SINGAPORE Genting Singapore's casino broke the law by partially reimbursing the annual entry fee paid by some local people, and staff could face criminal charges for providing misleading information, the city state's casino regulator said on Wednesday.
From February to May 2011, Genting Singapore (GENS.SI) unit Resorts World Sentosa Pte. Ltd. (RWS.L) gave incentives such as concert tickets and hotel accommodation to around 3,400 locals who paid a S$2,000 annual levy to enter the casino, breaching a major social safeguard against problem gambling, the Casino Regulatory Authority of Singapore CRA.L said.
"Casino operators are prohibited from refunding or reimbursing the entry levy, whether directly or indirectly. This is clearly laid out in the Casino Control Act," CRA said in a statement on its website seen after the close of trading.
"During the course of investigations, CRA discovered that certain documents submitted by RWS staff members to CRA could have been forged, and that false or misleading information could have been provided to CRA," it added.
"CRA had therefore referred these cases to the Commercial Affairs Department CAD.L for investigation into possible criminal offences," added the regulator, which also fined the Genting unit S$600,000.
CRA spokeswoman Cheryl Foo said the regulator had not referred cases to the police white collar crime unit prior to this incident.
Genting had yet to issue a statement as of 1115 GMT.
Singapore allowed two multibillion-dollar casino resorts to open in 2010 as part of measures to boost tourism. The casinos have been extremely successful, and gaming revenues in the city state hit $5.7 billion last year -- roughly on a par with the Las Vegas Strip.
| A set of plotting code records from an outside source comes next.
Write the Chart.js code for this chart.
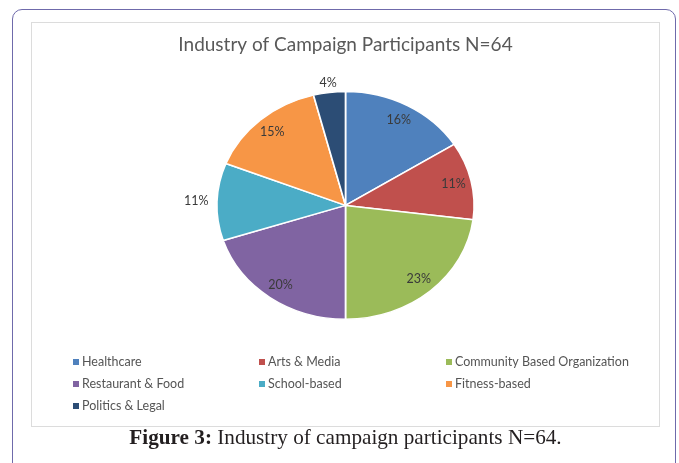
<!DOCTYPE html>
<html>
<head>
<meta charset="utf-8">
<script src="https://cdn.jsdelivr.net/npm/chart.js@4"></script>
<style>
  body { margin: 0; background: #fff; width: 679px; height: 463px; overflow: hidden; position: relative; }
  #frame { position: absolute; left: 12px; top: 9px; width: 662px; height: 480px; border: 1px solid #6f6aab; border-radius: 10px; }
  #box { position: absolute; left: 31px; top: 22px; width: 627px; height: 403px; border: 1px solid #dcdcdc; }
  #caption { position: absolute; left: 6px; width: 679px; top: 425px; text-align: center;
             font-family: "Liberation Serif", serif; font-size: 21.2px; color: #231f20; }
</style>
</head>
<body>
<div id="frame"></div>
<div id="box"><canvas id="industryChart" width="627" height="403"></canvas></div>
<div id="caption"><b>Figure 3:</b> Industry of campaign participants N=64.</div>
<script>
// Categories and share of participants (%)
var industries = ["Healthcare", "Arts & Media", "Community Based Organization",
                  "Restaurant & Food", "School-based", "Fitness-based", "Politics & Legal"];
var shares = [16, 11, 23, 20, 11, 15, 4];
var colors = ["#4f81bd", "#c0504d", "#9bbb59", "#8064a2", "#4bacc6", "#f79646", "#2c4d75"];

// pie is drawn a bit wider than tall, like the original
var stretchX = 1.13;
// where each percentage label sits, as a fraction of the radius
var labelRadius = [0.86, 0.86, 0.86, 0.86, 1.16, 0.86, 1.08];

var stretchPie = {
    id: "stretchPie",
    beforeDatasetsDraw: function (chart) {
        var arc = chart.getDatasetMeta(0).data[0];
        var ctx = chart.ctx;
        ctx.save();
        ctx.translate(arc.x, arc.y);
        ctx.scale(stretchX, 1);
        ctx.translate(-arc.x, -arc.y);
    },
    afterDatasetsDraw: function (chart) {
        var ctx = chart.ctx;
        ctx.restore();
        // percentage labels
        ctx.save();
        ctx.font = "12.5px Lato";
        ctx.fillStyle = "#3a3a3a";
        ctx.textAlign = "center";
        ctx.textBaseline = "middle";
        chart.getDatasetMeta(0).data.forEach(function (a, i) {
            var mid = (a.startAngle + a.endAngle) / 2;
            var r = a.outerRadius * labelRadius[i];
            ctx.fillText(shares[i] + "%", a.x + Math.cos(mid) * r * stretchX, a.y + Math.sin(mid) * r);
        });
        ctx.restore();
    }
};

// legend in three columns under the pie
var columnLegend = {
    id: "columnLegend",
    afterDraw: function (chart) {
        var ctx = chart.ctx;
        var colX = [41, 227, 414];
        var rowY = [339, 361, 383];
        ctx.save();
        ctx.font = "12.5px Lato";
        ctx.textBaseline = "middle";
        industries.forEach(function (name, i) {
            var x = colX[i % 3], y = rowY[Math.floor(i / 3)];
            ctx.fillStyle = colors[i];
            ctx.fillRect(x, y - 3, 6, 6);
            ctx.fillStyle = "#555555";
            ctx.fillText(name, x + 9, y);
        });
        ctx.restore();
    }
};

var ctx = document.getElementById("industryChart");

var industryChart = new Chart(ctx, {
    type: "pie",
    data: {
        labels: industries,
        datasets: [{
            data: shares,
            backgroundColor: colors,
            borderColor: "#ffffff",
            borderWidth: 1.5
        }]
    },
    options: {
        responsive: false,
        animation: false,
        layout: { padding: { top: 0, bottom: 106, left: 0, right: 0 } },
        plugins: {
            legend: { display: false },
            tooltip: { enabled: false },
            title: {
                display: true,
                text: "Industry of Campaign Participants N=64",
                color: "#595959",
                font: { family: "Lato", size: 19, weight: "normal" },
                padding: { top: 10, bottom: 35 }
            }
        }
    },
    plugins: [stretchPie, columnLegend]
});
</script>
</body>
</html>
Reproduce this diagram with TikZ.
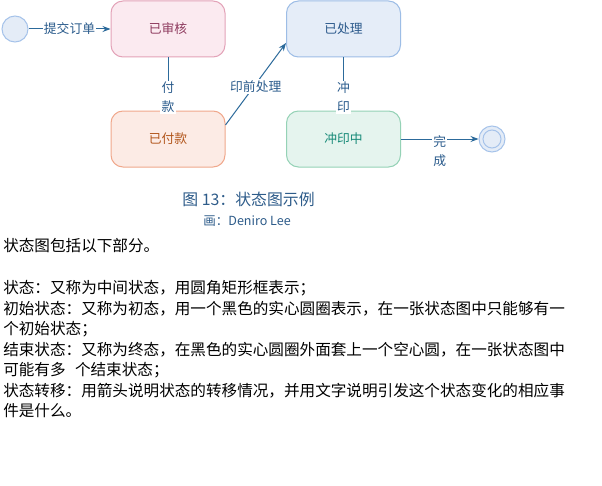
\documentclass[tikz,border=0pt]{standalone}
\usepackage{fontspec}
\setmainfont{Noto Sans CJK SC}
\usetikzlibrary{arrows.meta}
\definecolor{edgeblue}{HTML}{2C6A9B}
\definecolor{lblblue}{HTML}{2A5B8C}
\definecolor{circfill}{HTML}{E4ECF7}
\definecolor{circdraw}{HTML}{A6C3EA}
\definecolor{pinkfill}{HTML}{FBEAF0}
\definecolor{pinkdraw}{HTML}{E3A3B8}
\definecolor{pinktext}{HTML}{8E3A5E}
\definecolor{orfill}{HTML}{FCEBE5}
\definecolor{ordraw}{HTML}{F0A88C}
\definecolor{ortext}{HTML}{B2561C}
\definecolor{blfill}{HTML}{E5EDF8}
\definecolor{bldraw}{HTML}{9DBDE6}
\definecolor{bltext}{HTML}{2C5A8C}
\definecolor{grfill}{HTML}{E5F4EE}
\definecolor{grdraw}{HTML}{95D2B6}
\definecolor{grtext}{HTML}{178A78}
\definecolor{captext}{HTML}{2E5C8A}
\begin{document}
\begin{tikzpicture}[x=0.75pt,y=-0.75pt,
  statebox/.style={draw, rounded corners=9pt, minimum width=85.5pt, minimum height=42pt, line width=0.75pt, font=\fontsize{9.6}{11}\selectfont},
  startcirc/.style={circle, draw=circdraw, fill=circfill, line width=0.75pt, minimum size=19.5pt, inner sep=0pt},
  conn/.style={draw=edgeblue, line width=0.75pt, -{Stealth[length=6pt,width=4.5pt]}},
  elabel/.style={fill=white, inner sep=1pt, text=lblblue, align=center, font=\fontsize{9.6}{14.25}\selectfont},
  bodyline/.style={anchor=west, inner sep=0pt, font=\fontsize{11.7}{14}\selectfont}]
\useasboundingbox (0,0) rectangle (602,485);
\fill[white] (0,0) rectangle (602,485);

\node[startcirc] (start) at (15,29) {};
\node[statebox, fill=pinkfill, draw=pinkdraw, text=pinktext] (shenhe) at (168,29) {已审核};
\node[statebox, fill=orfill, draw=ordraw, text=ortext] (fukuan) at (168,139) {已付款};
\node[statebox, fill=blfill, draw=bldraw, text=bltext] (chuli) at (343.5,29) {已处理};
\node[statebox, fill=grfill, draw=grdraw, text=grtext] (chongyin) at (343.5,139) {冲印中};
\node[circle, draw=circdraw, fill=circfill, line width=0.75pt, minimum size=19.5pt, inner sep=0pt] (final) at (492,139) {};
\node[circle, draw=circdraw, fill=circfill, line width=0.75pt, minimum size=13.5pt, inner sep=0pt] (finalin) at (492,139) {};

\path[conn] (start) -- node[elabel, pos=0.5] {提交订单} (shenhe);
\path[conn] (shenhe) -- node[elabel, pos=0.75] {付\\款} (fukuan);
\path[conn] (fukuan.east |- 0,125) -- node[elabel, pos=0.5, yshift=-2pt] {印前处理} (chuli.west |- 0,43);
\path[conn] (chuli) -- node[elabel, pos=0.75] {冲\\印} (chongyin);
\path[conn] (chongyin) -- node[elabel, pos=0.5, yshift=-9.4pt] {完\\成} (final);

\node[text=captext, font=\fontsize{11.9}{13}\selectfont] (cap) at (248.5,199) {图 13：状态图示例};
\node[text=captext, font=\fontsize{9.4}{11}\selectfont] (auth) at (247,221) {画：Deniro Lee};

\node[bodyline] (l1) at (3,246) {状态图包括以下部分。};
\node[bodyline] (l2) at (3,288) {状态：又称为中间状态，用圆角矩形框表示；};
\node[bodyline] (l3) at (3,309) {初始状态：又称为初态，用一个黑色的实心圆圈表示，在一张状态图中只能够有一};
\node[bodyline] (l4) at (3,329) {个初始状态；};
\node[bodyline] (l5) at (3,350) {结束状态：又称为终态，在黑色的实心圆圈外面套上一个空心圆，在一张状态图中};
\node[bodyline] (l6) at (3,370) {可能有多\hspace{0.6em}个结束状态；};
\node[bodyline] (l7) at (3,391) {状态转移：用箭头说明状态的转移情况，并用文字说明引发这个状态变化的相应事};
\node[bodyline] (l8) at (3,411) {件是什么。};
\end{tikzpicture}
\end{document}
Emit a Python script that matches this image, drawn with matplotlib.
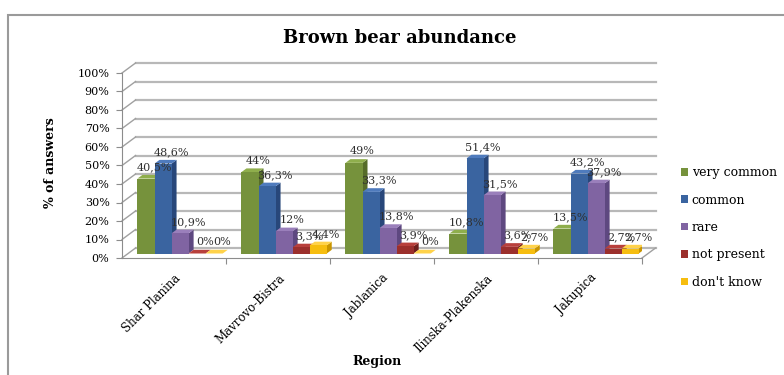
import matplotlib.pyplot as plt
from matplotlib.patches import Polygon, Patch, Rectangle

plt.rcParams['font.family'] = ['DejaVu Serif']

regions = ['Shar Planina', 'Mavrovo-Bistra', 'Jablanica', 'Ilinska-Plakenska', 'Jakupica']
series_names = ['very common', 'common', 'rare', 'not present', "don't know"]
very_common = [40.5, 44, 49, 10.8, 13.5]
common = [48.6, 36.3, 33.3, 51.4, 43.2]
rare = [10.9, 12, 13.8, 31.5, 37.9]
not_present = [0, 3.3, 3.9, 3.6, 2.7]
dont_know = [0, 4.4, 0, 2.7, 2.7]
yticks = [0, 10, 20, 30, 40, 50, 60, 70, 80, 90, 100]

series = [very_common, common, rare, not_present, dont_know]
# front, side, top colours for each series
front_cols = ['#76923c', '#3a64a0', '#8064a2', '#9b2f2c', '#f6bd0f']
side_cols = ['#566c2a', '#28477a', '#5e4880', '#6e1f1d', '#c99500']
top_cols = ['#8fae4c', '#4f7bbd', '#9a7fbb', '#b8403c', '#ffd24a']

# depth of the 3d box, in data units
DX = 0.13
DY = 5.4
d0, d1 = 0.45, 0.82
w = 0.164

fig = plt.figure(figsize=(7.84, 3.75), dpi=100)
ax = fig.add_axes([122 / 784, 1 - 258 / 375, 520 / 784, 185 / 375])
ax.set_xlim(-0.5, 4.5)
ax.set_ylim(0, 100)
ax.patch.set_visible(False)

for s in ['top', 'right']:
    ax.spines[s].set_visible(False)
ax.spines['left'].set_color('#8c8c8c')
ax.spines['bottom'].set_color('#8c8c8c')

# back wall grid + left wall slants
for v in yticks:
    ax.plot([-0.5 + DX, 4.5 + DX], [v + DY, v + DY], color='#b8b8b8', lw=1.6, zorder=1, clip_on=False)
    ax.plot([-0.5, -0.5 + DX], [v, v + DY], color='#a0a0a0', lw=1.0, zorder=1, clip_on=False)
ax.plot([4.5, 4.5 + DX], [0, DY], color='#a0a0a0', lw=1.0, zorder=1, clip_on=False)

# bars
z = 3
for j in range(len(regions)):
    for i, vals in enumerate(series):
        h = vals[j]
        x0 = j - 0.41 + i * w
        side = [(x0 + w + d0 * DX, d0 * DY), (x0 + w + d1 * DX, d1 * DY),
                (x0 + w + d1 * DX, h + d1 * DY), (x0 + w + d0 * DX, h + d0 * DY)]
        top = [(x0 + d0 * DX, h + d0 * DY), (x0 + w + d0 * DX, h + d0 * DY),
               (x0 + w + d1 * DX, h + d1 * DY), (x0 + d1 * DX, h + d1 * DY)]
        ax.add_patch(Polygon(side, closed=True, facecolor=side_cols[i], edgecolor='none', zorder=z))
        ax.add_patch(Polygon(top, closed=True, facecolor=top_cols[i], edgecolor='none', zorder=z))
        ax.bar(x0 + d0 * DX, h, width=w, bottom=d0 * DY, align='edge', color=front_cols[i],
               edgecolor='none', zorder=z + 0.5)
        z += 1

# data labels
for j in range(len(regions)):
    for i, vals in enumerate(series):
        h = vals[j]
        x0 = j - 0.41 + i * w
        txt = ('%g' % h).replace('.', ',') + '%'
        ax.text(x0 + w / 2 + d1 * DX + 0.03, h + d1 * DY + 1.5, txt, ha='center', va='bottom',
                fontsize=8, color='#303030', zorder=200)

ax.set_yticks(yticks)
ax.set_yticklabels(['%d%%' % v for v in yticks], fontsize=8)
ax.tick_params(axis='y', length=4, color='#8c8c8c', pad=5)
ax.set_xticks([0.5, 1.5, 2.5, 3.5, 4.5])
ax.set_xticklabels([])
ax.tick_params(axis='x', which='major', length=4, color='#8c8c8c')
ax.set_xticks(range(len(regions)), minor=True)
ax.set_xticklabels(regions, minor=True, rotation=45, ha='right', va='top',
                   rotation_mode='anchor', fontsize=8.5)
ax.tick_params(axis='x', which='minor', length=0, pad=10)

# legend
handles = [Patch(facecolor=c, edgecolor='none') for c in front_cols]
fig.legend(handles, series_names, loc='upper left', bbox_to_anchor=(670 / 784, 1 - 155 / 375),
           frameon=False, fontsize=9, handlelength=0.55, handleheight=0.55, handletextpad=0.3,
           labelspacing=1.15)

fig.text(400 / 784, 1 - 38 / 375, 'Brown bear abundance', ha='center', va='center',
         fontsize=13, fontweight='bold')
fig.text(50 / 784, 1 - 163 / 375, '% of answers', ha='center', va='center', rotation=90,
         fontsize=9, fontweight='bold')
fig.text(377 / 784, 1 - 362 / 375, 'Region', ha='center', va='center', fontsize=9, fontweight='bold')

fig.patches.append(Rectangle((8 / 784, -0.02), 1.0, 1 - 15 / 375 + 0.02, transform=fig.transFigure,
                             fill=False, edgecolor='#9a9a9a', lw=1.5))

fig.savefig('out.png', dpi=100)
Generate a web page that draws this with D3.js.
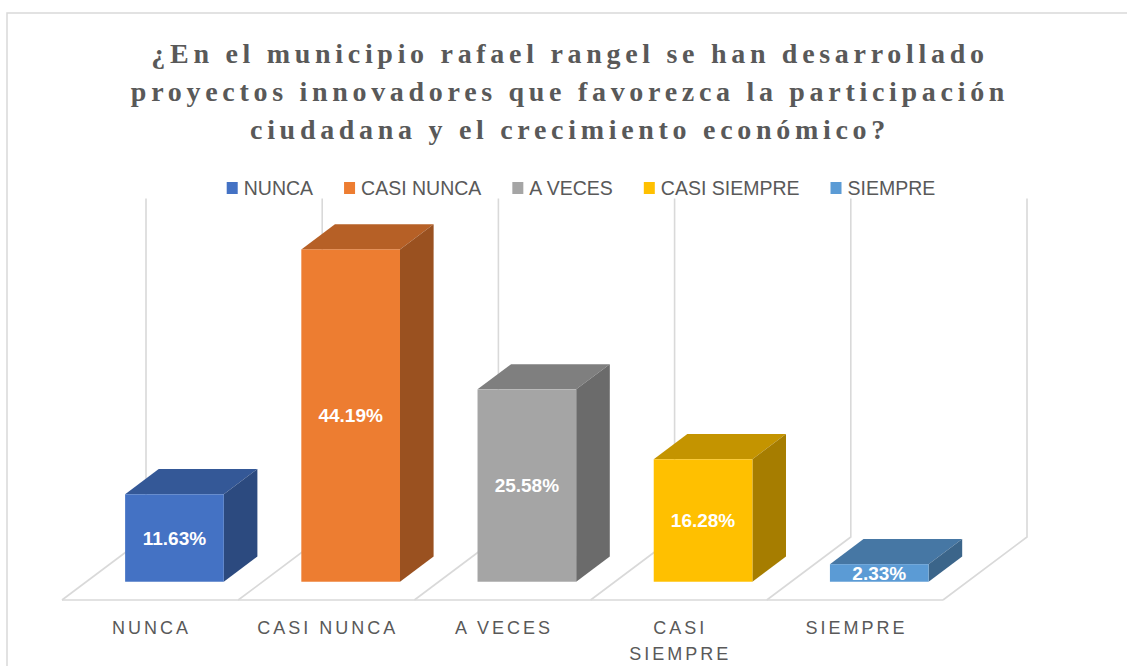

U.S. casino giant Las Vegas Sands Corp (LVS.N) operates Singapore's other casino-resort.
"It sounds very serious... There could be a little bit of knee-jerk reaction for the share price tomorrow," said a Singapore analyst who declined to be named because of the sensitivity of the issue.
Genting Singapore rose 0.7 percent on Wednesday but its shares have fallen around 8 percent so far this year versus the 14 percent gain in the benchmark Straits Times Index .FTSTI.
CRA said that in addition to the fine it is investigating whether certain RWS employees had breached the Casino Control Act or any of the conditions of their special employee licences.
CRA chief executive Lau Peet Meng added the case was "RWS's second breach with regard to the reimbursement of entry levy".
"While we note that RWS has put in place measures to strengthen its compliance processes as a result of this breach, CRA is sending a clear signal to the operator that they should comply fully with the social safeguards put in place to protect locals," he added.